L'ultima considerazione mi viene suggerita dal titolo della pubblicazione del 1994, oggi presentata in ristampa, di Bartolomei, "Note in controtendenza per una interpretazione del cambiamento". Che cos'è la politica senza questa caratteristica? Che cos'è la politica senza questo desiderio mai sazio di comprendere ciò che si muove attorno a noi, nella società, nel mondo, tra le persone e le comunità? Gli uomini politici e, consentitemi, gli uomini che fanno dell'ispirazione cristiana la fonte della propria scelta per la politica, non possono chiudersi nelle loro stanze e palazzi, credendo di avere le ricette e le chiavi per risolvere i problemi che alla politica vengono posti.
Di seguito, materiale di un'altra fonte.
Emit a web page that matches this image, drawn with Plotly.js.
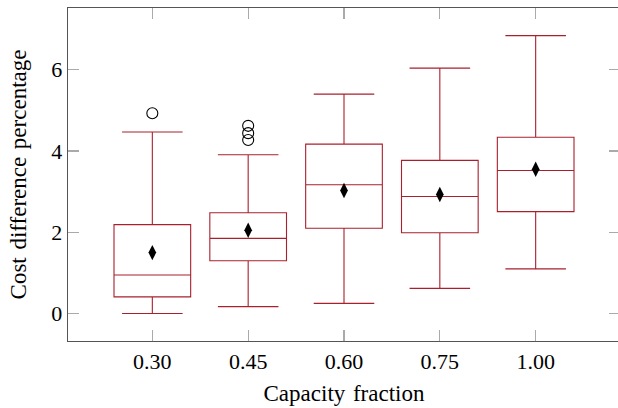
<!DOCTYPE html>
<html>
<head>
<meta charset="utf-8">
<script src="https://cdn.plot.ly/plotly-3.0.1.min.js"></script>
<style>
html,body{margin:0;padding:0;overflow:hidden;background:#fff;}
#chart{width:620px;height:408px;}
</style>
</head>
<body>
<div id="chart"></div>
<script>
const categories = ['0.30', '0.45', '0.60', '0.75', '1.00'];
const lowerWhisker = [0.00, 0.17, 0.25, 0.62, 1.10];
const q1Values = [0.41, 1.30, 2.10, 1.99, 2.51];
const medianValues = [0.95, 1.85, 3.17, 2.88, 3.52];
const q3Values = [2.19, 2.48, 4.17, 3.77, 4.34];
const upperWhisker = [4.47, 3.91, 5.40, 6.04, 6.84];
const meanValues = [1.50, 2.05, 3.03, 2.93, 3.55];
const outlierX = ['0.30', '0.45', '0.45', '0.45'];
const outlierY = [4.93, 4.27, 4.44, 4.62];

const boxColor = '#a8202e';

const traces = [
  {
    type: 'box',
    x: categories,
    q1: q1Values,
    median: medianValues,
    q3: q3Values,
    lowerfence: lowerWhisker,
    upperfence: upperWhisker,
    width: 0.8,
    line: {color: boxColor, width: 1.1},
    fillcolor: 'rgba(0,0,0,0)',
    whiskerwidth: 0.79,
    boxpoints: false,
    hoverinfo: 'skip'
  },
  {
    type: 'scatter',
    mode: 'markers',
    x: categories,
    y: meanValues,
    marker: {symbol: 'diamond-tall', size: 11, color: '#000'},
    hoverinfo: 'skip'
  },
  {
    type: 'scatter',
    mode: 'markers',
    x: outlierX,
    y: outlierY,
    marker: {symbol: 'circle-open', size: 11, color: '#000', line: {width: 1.1}},
    hoverinfo: 'skip'
  }
];

const fontFam = '"Liberation Serif", "DejaVu Serif", serif';
const layout = {
  width: 620,
  height: 408,
  margin: {l: 68, r: 0, t: 8, b: 66.5, pad: 0},
  paper_bgcolor: '#fff',
  plot_bgcolor: '#fff',
  showlegend: false,
  font: {family: fontFam, size: 22, color: '#000'},
  xaxis: {
    type: 'category',
    range: [-0.88, 4.88],
    showgrid: false,
    zeroline: false,
    showline: true,
    linecolor: '#555',
    linewidth: 1.3,
    mirror: 'allticks',
    ticks: 'inside',
    ticklen: 11,
    tickwidth: 1.3,
    tickcolor: '#aaa',
    tickfont: {family: fontFam, size: 22, color: '#000'},
    title: {text: 'Capacity\u2004fraction', font: {family: fontFam, size: 23, color: '#000'}, standoff: 12}
  },
  yaxis: {
    range: [-0.675, 7.52],
    tickvals: [0, 2, 4, 6],
    ticktext: ['0', '2', '4', '6'],
    showgrid: false,
    zeroline: false,
    showline: true,
    linecolor: '#555',
    linewidth: 1.3,
    mirror: 'allticks',
    ticks: 'inside',
    ticklen: 11,
    tickwidth: 1.3,
    tickcolor: '#aaa',
    tickfont: {family: fontFam, size: 22, color: '#000'},
    title: {text: 'Cost\u2004difference\u2004percentage', font: {family: fontFam, size: 23, color: '#000'}, standoff: 18}
  }
};

Plotly.newPlot('chart', traces, layout, {staticPlot: true, displayModeBar: false});
</script>
</body>
</html>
Essi devono essere animati costantemente da questo desiderio di capire e di interpretare - come suggeriva Bartolomei - perché poi ad essi, e solo ad essi, spetta la responsabilità della decisione. E si capisce stando "nel mondo", tra la gente e standoci anche in maniera sobria, facendo della misura la cifra della propria vita pubblica. E si capisce anche recuperando la dimensione dei "pensieri lunghi", rifuggendo quella consuetudine ahimè oggi tanto di moda, di dare risposte e trovare ricette che siano buone "a bucare" il video, valide cioè per ventiquattr'ore al massimo. Così facendo si fa un cattivo servizio alla politica ed al rispetto che per essa devono avere i cittadini.

Penso che le parole ascoltate questa sera, penso che il rivivere l'esperienza umana e politica di Bartolomei, possano aiutarci a trovare ragioni e motivi per combattere questa condizione negativa.